No es extraño que, en la actual coyuntura, poca haya sido la repercusión del texto en los medios de comunicación concentrados de la Argentina que han convertido a Francisco en un “enemigo” al que no solo critican sino cuya voz deciden opacar o directamente silenciar. Y en esto actúan al unísono con el Gobierno -paradójicamente integrado por una mayoría que se autodenomina de católicos fieles- que se siente “amenazado” por el magisterio pontificio porque los postulados que hoy enarbola Bergoglio desde el Vaticano contradicen de lleno las banderas neoliberales de la Alianza Cambiemos y del equipo del presidente Mauricio Macri.
La otra reflexión a partir de lo generado en la semana por Francisco sugiere una pregunta: ¿comenzó para el Papa la etapa de la reforma estructural de la Iglesia Católica?
Desde el comienzo de su pontificado Francisco hablo de una “Iglesia pobre y para los pobres”, de “obispos con olor a oveja”, él mismo se presentó como “obispo de Roma” (“primero entre iguales”) e insinuó en diversas instancias la necesidad de un gobierno más sinodal (asambleario) y participativo para la Iglesia. En realidad, pocos han sido los pasos dados en ese sentido. La constitución del llamado “grupo de los nueve”, los cardenales convocados para proponer reformas en la misma Iglesia, ha dado escasos resultados. O, si existen, los mismos no se conocen. Lo que sí está claro es que la resistencia en este punto entre los cardenales y los obispos conservadores -sobre todo los llamados “curiales”- es todavía mayor que ante las tomas de posición del Papa respecto de los temas sociales y de la paz en el mundo.
La renuncia de los 34 obispos chilenos no fue un gesto voluntario. Fue forzada por Francisco. Y esto ha sido no solo una manifestación de autoridad del Papa -quizás porque se sintió burlado o traicionado en su buena fe- sino una manera de decirle al mundo y a la Iglesia que está dispuesto también a cambiar las reglas de juego que operan en la Iglesia. Y de manifestar que para ser creíble tiene que generar también cambios en su propia institución para hacerla coherente con el mensaje que predica. Y hacia la Iglesia, en particular para los obispos que la gobiernan, es la manera de advertirles que “pongan sus barbas en remojo” porque está dispuesto a avanzar también en este terreno y, si es necesario, produciendo medidas drásticas.

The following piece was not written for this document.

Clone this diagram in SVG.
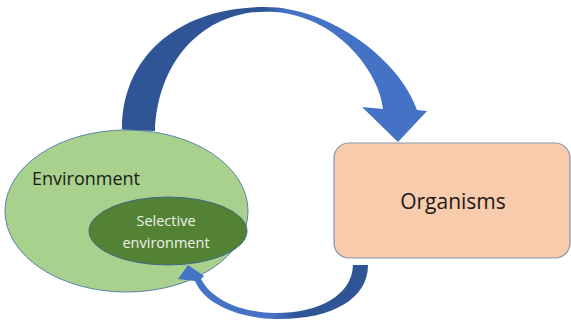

Este capítulo interno no ha llegado a su fin. Falta que el Papa determine a cuántos y cuáles obispos chilenos les aceptará la renuncia y quienes serán designados en su reemplazo. Esas determinaciones servirán también para evaluar el alcance que Francisco le da a lo que él mismo calificó de “falla del sistema”. Pero más allá de lo que pase en Chile, habrá que analizar qué repercusión y qué consecuencias tiene el caso en el “sistema” global e institucional de la Iglesia Católica. Será, sin duda, un duro hueso de roer y motivo de muchas disputas y no menos conspiraciones en el seno del catolicismo. Se abre un frente que Bergoglio conoce y en el que sin embargo, hasta ahora se ha manejado con cautela. Según algunos, con excesiva prudencia.